Material for the task:
┌──

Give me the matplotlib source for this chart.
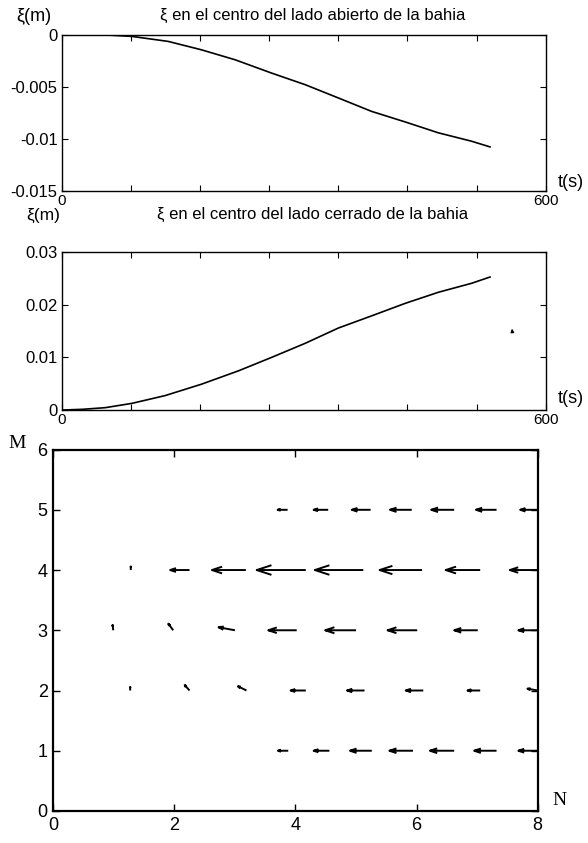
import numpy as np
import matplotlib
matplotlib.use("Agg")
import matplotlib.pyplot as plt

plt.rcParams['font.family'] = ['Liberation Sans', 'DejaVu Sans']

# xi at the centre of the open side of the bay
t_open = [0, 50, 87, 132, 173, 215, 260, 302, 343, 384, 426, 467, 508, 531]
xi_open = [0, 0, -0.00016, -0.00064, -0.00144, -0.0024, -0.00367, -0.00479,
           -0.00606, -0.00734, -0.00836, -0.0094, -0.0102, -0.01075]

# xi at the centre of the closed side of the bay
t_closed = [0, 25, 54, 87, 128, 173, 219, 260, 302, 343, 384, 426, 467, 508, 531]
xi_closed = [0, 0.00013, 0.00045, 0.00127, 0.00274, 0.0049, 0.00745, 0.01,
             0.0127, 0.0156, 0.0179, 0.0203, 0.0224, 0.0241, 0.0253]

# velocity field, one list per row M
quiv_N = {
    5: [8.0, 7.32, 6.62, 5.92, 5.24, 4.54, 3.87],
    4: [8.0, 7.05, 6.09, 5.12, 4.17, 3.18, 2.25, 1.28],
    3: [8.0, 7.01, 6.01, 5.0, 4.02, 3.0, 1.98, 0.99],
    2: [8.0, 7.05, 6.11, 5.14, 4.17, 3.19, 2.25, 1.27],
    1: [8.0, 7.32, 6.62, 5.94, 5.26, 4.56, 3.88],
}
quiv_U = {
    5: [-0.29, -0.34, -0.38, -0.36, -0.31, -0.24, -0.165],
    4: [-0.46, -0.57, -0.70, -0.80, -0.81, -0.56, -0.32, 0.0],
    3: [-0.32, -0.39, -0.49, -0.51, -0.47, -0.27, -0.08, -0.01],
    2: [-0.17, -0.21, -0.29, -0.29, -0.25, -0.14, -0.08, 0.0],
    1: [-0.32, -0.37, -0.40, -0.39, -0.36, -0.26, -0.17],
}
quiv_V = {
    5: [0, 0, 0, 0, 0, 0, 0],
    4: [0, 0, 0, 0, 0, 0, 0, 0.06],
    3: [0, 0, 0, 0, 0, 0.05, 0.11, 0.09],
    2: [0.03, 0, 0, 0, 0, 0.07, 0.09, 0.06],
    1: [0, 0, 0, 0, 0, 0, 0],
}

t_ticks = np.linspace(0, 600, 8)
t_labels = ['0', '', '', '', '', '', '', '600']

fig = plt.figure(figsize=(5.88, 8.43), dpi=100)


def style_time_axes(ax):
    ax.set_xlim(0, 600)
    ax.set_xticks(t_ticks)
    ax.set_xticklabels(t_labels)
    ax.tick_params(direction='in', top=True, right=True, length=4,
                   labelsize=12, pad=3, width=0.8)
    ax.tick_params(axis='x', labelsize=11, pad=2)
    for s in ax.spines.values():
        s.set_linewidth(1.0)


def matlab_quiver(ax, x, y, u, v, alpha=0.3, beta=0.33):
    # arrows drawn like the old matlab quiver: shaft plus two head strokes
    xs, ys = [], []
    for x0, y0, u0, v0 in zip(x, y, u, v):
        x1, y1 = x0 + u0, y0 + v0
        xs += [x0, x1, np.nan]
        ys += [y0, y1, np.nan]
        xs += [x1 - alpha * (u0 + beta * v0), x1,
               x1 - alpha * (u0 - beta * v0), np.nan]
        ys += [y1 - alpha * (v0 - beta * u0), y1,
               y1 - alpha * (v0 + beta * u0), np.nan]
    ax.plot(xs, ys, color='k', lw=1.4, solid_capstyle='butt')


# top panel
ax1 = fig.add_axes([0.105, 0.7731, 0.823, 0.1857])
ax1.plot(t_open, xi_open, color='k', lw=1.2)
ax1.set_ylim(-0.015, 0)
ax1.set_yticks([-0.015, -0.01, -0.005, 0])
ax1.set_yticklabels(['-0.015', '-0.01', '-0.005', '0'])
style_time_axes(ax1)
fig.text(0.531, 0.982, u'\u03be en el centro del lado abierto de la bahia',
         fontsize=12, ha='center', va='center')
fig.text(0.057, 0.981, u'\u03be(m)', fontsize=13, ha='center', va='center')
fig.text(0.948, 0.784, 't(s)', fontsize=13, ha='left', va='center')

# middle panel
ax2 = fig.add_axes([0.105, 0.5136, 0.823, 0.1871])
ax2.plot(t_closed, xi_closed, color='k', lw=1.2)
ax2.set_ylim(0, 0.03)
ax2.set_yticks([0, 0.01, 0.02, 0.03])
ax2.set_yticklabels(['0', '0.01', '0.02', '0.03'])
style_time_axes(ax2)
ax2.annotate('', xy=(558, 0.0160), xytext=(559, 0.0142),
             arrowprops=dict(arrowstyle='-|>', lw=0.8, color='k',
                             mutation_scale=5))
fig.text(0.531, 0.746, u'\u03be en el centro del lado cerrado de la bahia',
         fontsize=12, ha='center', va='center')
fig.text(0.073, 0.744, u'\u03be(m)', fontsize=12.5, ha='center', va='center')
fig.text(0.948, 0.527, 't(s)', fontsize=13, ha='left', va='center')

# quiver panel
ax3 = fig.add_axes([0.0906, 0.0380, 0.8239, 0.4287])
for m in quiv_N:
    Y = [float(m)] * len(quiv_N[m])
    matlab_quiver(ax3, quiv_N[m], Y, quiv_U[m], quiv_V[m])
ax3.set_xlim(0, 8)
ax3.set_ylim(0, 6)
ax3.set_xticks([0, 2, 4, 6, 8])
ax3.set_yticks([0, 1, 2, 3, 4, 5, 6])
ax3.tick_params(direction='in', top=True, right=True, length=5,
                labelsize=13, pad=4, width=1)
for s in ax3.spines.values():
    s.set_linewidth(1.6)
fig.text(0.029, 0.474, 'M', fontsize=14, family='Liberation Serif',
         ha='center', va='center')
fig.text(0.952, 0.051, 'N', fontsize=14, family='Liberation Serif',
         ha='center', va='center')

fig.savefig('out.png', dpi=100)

└──
┌──

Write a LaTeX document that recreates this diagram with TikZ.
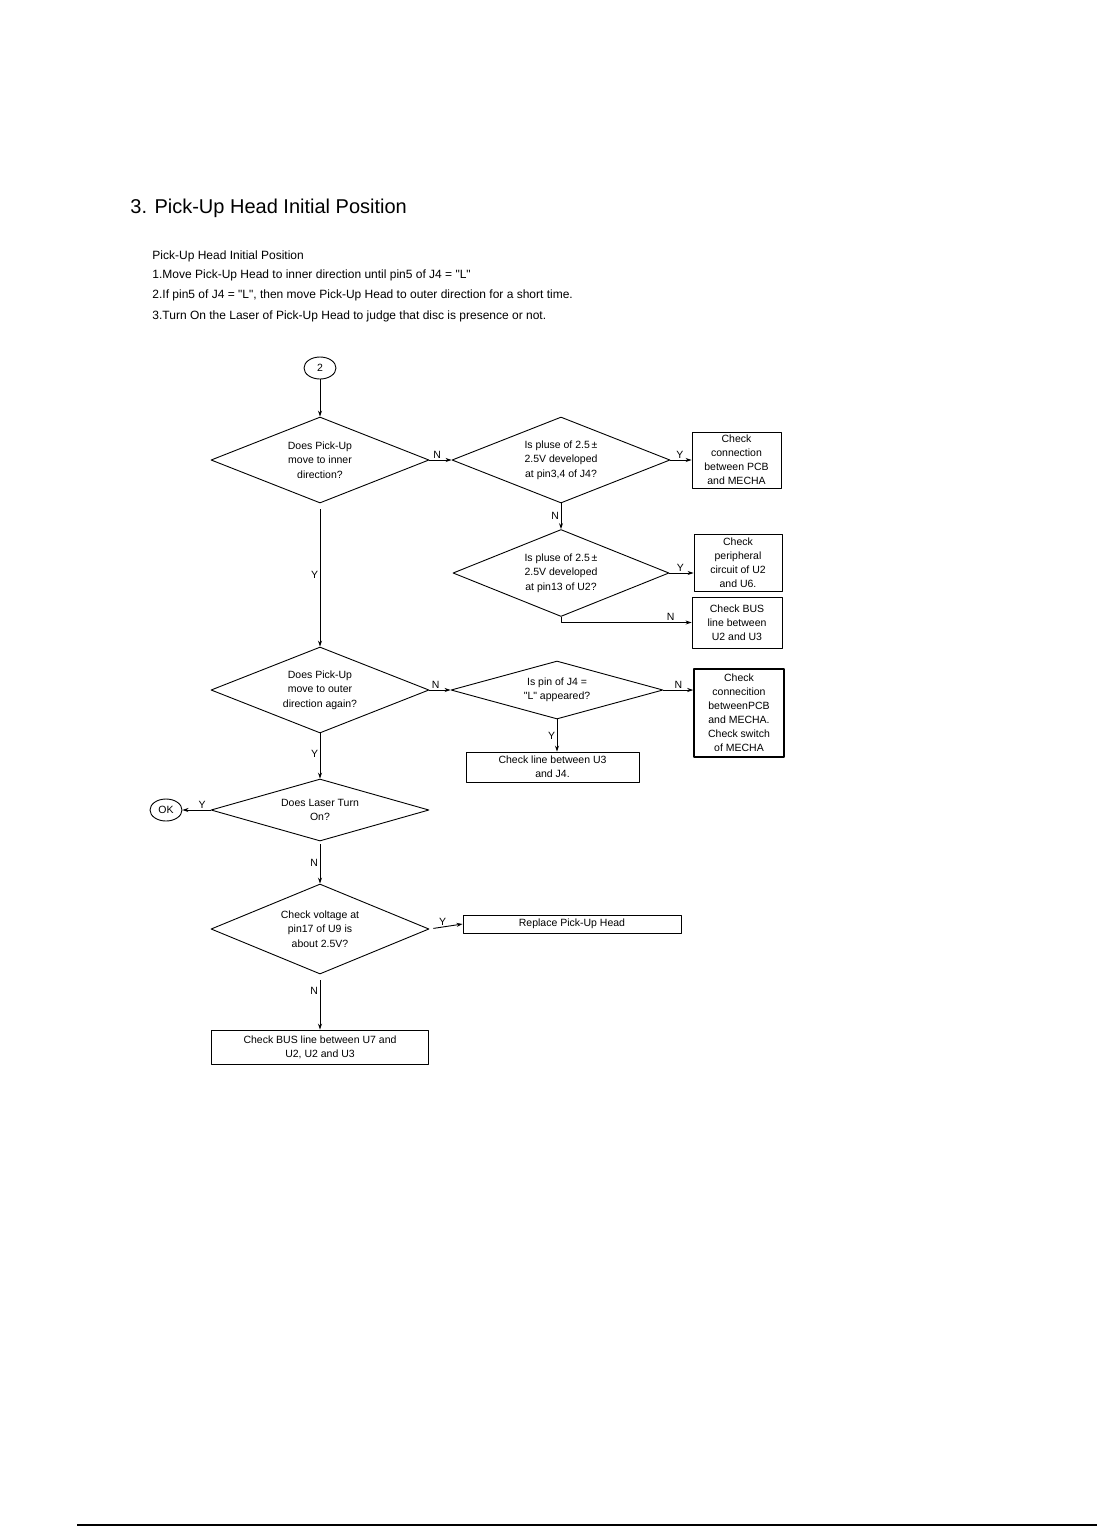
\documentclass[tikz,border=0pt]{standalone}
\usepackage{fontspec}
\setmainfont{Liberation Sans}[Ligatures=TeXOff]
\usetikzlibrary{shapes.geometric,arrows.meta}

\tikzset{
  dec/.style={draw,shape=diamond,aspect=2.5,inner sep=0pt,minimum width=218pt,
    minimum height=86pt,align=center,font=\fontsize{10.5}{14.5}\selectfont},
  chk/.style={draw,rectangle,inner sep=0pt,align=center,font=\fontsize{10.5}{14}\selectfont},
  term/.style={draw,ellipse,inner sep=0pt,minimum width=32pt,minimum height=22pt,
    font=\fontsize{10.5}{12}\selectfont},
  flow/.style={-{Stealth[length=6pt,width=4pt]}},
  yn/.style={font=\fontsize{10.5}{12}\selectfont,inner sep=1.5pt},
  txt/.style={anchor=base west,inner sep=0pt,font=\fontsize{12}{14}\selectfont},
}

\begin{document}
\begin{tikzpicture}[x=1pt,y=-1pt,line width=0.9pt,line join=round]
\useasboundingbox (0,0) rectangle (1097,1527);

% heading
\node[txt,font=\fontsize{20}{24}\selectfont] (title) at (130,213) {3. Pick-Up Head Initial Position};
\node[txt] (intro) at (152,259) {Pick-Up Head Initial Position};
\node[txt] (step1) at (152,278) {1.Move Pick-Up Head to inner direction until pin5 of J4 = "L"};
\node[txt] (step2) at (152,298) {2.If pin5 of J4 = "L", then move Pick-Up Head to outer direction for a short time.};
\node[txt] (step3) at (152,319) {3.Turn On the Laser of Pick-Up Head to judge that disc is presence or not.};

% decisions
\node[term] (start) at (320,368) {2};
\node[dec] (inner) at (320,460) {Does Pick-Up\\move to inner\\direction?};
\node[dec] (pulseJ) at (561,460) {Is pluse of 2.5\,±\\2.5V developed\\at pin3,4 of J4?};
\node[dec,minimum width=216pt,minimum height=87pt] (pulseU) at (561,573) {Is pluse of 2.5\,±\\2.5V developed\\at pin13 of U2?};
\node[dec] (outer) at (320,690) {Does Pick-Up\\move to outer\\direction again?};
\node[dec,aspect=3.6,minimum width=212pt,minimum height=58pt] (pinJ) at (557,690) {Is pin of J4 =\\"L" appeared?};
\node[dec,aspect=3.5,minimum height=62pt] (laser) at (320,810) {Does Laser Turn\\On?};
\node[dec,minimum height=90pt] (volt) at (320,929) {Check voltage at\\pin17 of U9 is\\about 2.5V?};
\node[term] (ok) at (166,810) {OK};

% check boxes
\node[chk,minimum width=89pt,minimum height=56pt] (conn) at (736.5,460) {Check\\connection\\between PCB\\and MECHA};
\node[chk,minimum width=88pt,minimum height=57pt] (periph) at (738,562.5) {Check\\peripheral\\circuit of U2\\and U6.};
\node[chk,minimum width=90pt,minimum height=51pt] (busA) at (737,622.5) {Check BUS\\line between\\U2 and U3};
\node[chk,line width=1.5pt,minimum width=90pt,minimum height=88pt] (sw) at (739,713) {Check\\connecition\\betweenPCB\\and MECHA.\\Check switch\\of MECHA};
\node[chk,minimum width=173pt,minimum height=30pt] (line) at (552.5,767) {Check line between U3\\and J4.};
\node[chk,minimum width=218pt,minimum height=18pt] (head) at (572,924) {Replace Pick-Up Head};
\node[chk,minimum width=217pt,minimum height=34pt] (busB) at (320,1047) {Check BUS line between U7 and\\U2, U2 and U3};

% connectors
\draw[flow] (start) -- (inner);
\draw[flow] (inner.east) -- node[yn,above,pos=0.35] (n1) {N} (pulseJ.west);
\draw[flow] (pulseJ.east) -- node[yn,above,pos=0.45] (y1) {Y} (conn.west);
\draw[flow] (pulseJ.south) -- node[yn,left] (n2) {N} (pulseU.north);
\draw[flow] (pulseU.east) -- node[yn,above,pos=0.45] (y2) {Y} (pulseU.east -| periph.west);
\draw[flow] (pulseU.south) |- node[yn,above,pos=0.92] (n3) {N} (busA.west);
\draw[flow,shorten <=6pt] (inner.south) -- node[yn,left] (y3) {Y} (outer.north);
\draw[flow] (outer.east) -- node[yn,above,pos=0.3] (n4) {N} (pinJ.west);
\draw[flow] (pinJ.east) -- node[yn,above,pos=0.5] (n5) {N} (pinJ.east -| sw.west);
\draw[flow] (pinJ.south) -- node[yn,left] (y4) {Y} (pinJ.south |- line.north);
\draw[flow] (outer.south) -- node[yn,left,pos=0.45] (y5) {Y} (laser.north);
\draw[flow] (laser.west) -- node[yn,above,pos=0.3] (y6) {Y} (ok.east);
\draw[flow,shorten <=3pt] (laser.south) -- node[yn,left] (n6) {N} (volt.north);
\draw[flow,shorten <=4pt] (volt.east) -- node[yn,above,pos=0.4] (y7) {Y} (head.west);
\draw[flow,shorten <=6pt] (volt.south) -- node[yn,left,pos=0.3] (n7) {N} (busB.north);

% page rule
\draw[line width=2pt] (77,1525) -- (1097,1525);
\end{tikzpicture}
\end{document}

└──

Goal of the exercise:
Look above for the line with "Give me the matplotlib source for this chart."; quote it and every line after it, stopping after the line with "s.set_linewidth(1.0)", exactly, with nothing added and without pictures.

Task response:
Give me the matplotlib source for this chart.
import numpy as np
import matplotlib
matplotlib.use("Agg")
import matplotlib.pyplot as plt

plt.rcParams['font.family'] = ['Liberation Sans', 'DejaVu Sans']

# xi at the centre of the open side of the bay
t_open = [0, 50, 87, 132, 173, 215, 260, 302, 343, 384, 426, 467, 508, 531]
xi_open = [0, 0, -0.00016, -0.00064, -0.00144, -0.0024, -0.00367, -0.00479,
           -0.00606, -0.00734, -0.00836, -0.0094, -0.0102, -0.01075]

# xi at the centre of the closed side of the bay
t_closed = [0, 25, 54, 87, 128, 173, 219, 260, 302, 343, 384, 426, 467, 508, 531]
xi_closed = [0, 0.00013, 0.00045, 0.00127, 0.00274, 0.0049, 0.00745, 0.01,
             0.0127, 0.0156, 0.0179, 0.0203, 0.0224, 0.0241, 0.0253]

# velocity field, one list per row M
quiv_N = {
    5: [8.0, 7.32, 6.62, 5.92, 5.24, 4.54, 3.87],
    4: [8.0, 7.05, 6.09, 5.12, 4.17, 3.18, 2.25, 1.28],
    3: [8.0, 7.01, 6.01, 5.0, 4.02, 3.0, 1.98, 0.99],
    2: [8.0, 7.05, 6.11, 5.14, 4.17, 3.19, 2.25, 1.27],
    1: [8.0, 7.32, 6.62, 5.94, 5.26, 4.56, 3.88],
}
quiv_U = {
    5: [-0.29, -0.34, -0.38, -0.36, -0.31, -0.24, -0.165],
    4: [-0.46, -0.57, -0.70, -0.80, -0.81, -0.56, -0.32, 0.0],
    3: [-0.32, -0.39, -0.49, -0.51, -0.47, -0.27, -0.08, -0.01],
    2: [-0.17, -0.21, -0.29, -0.29, -0.25, -0.14, -0.08, 0.0],
    1: [-0.32, -0.37, -0.40, -0.39, -0.36, -0.26, -0.17],
}
quiv_V = {
    5: [0, 0, 0, 0, 0, 0, 0],
    4: [0, 0, 0, 0, 0, 0, 0, 0.06],
    3: [0, 0, 0, 0, 0, 0.05, 0.11, 0.09],
    2: [0.03, 0, 0, 0, 0, 0.07, 0.09, 0.06],
    1: [0, 0, 0, 0, 0, 0, 0],
}

t_ticks = np.linspace(0, 600, 8)
t_labels = ['0', '', '', '', '', '', '', '600']

fig = plt.figure(figsize=(5.88, 8.43), dpi=100)


def style_time_axes(ax):
    ax.set_xlim(0, 600)
    ax.set_xticks(t_ticks)
    ax.set_xticklabels(t_labels)
    ax.tick_params(direction='in', top=True, right=True, length=4,
                   labelsize=12, pad=3, width=0.8)
    ax.tick_params(axis='x', labelsize=11, pad=2)
    for s in ax.spines.values():
        s.set_linewidth(1.0)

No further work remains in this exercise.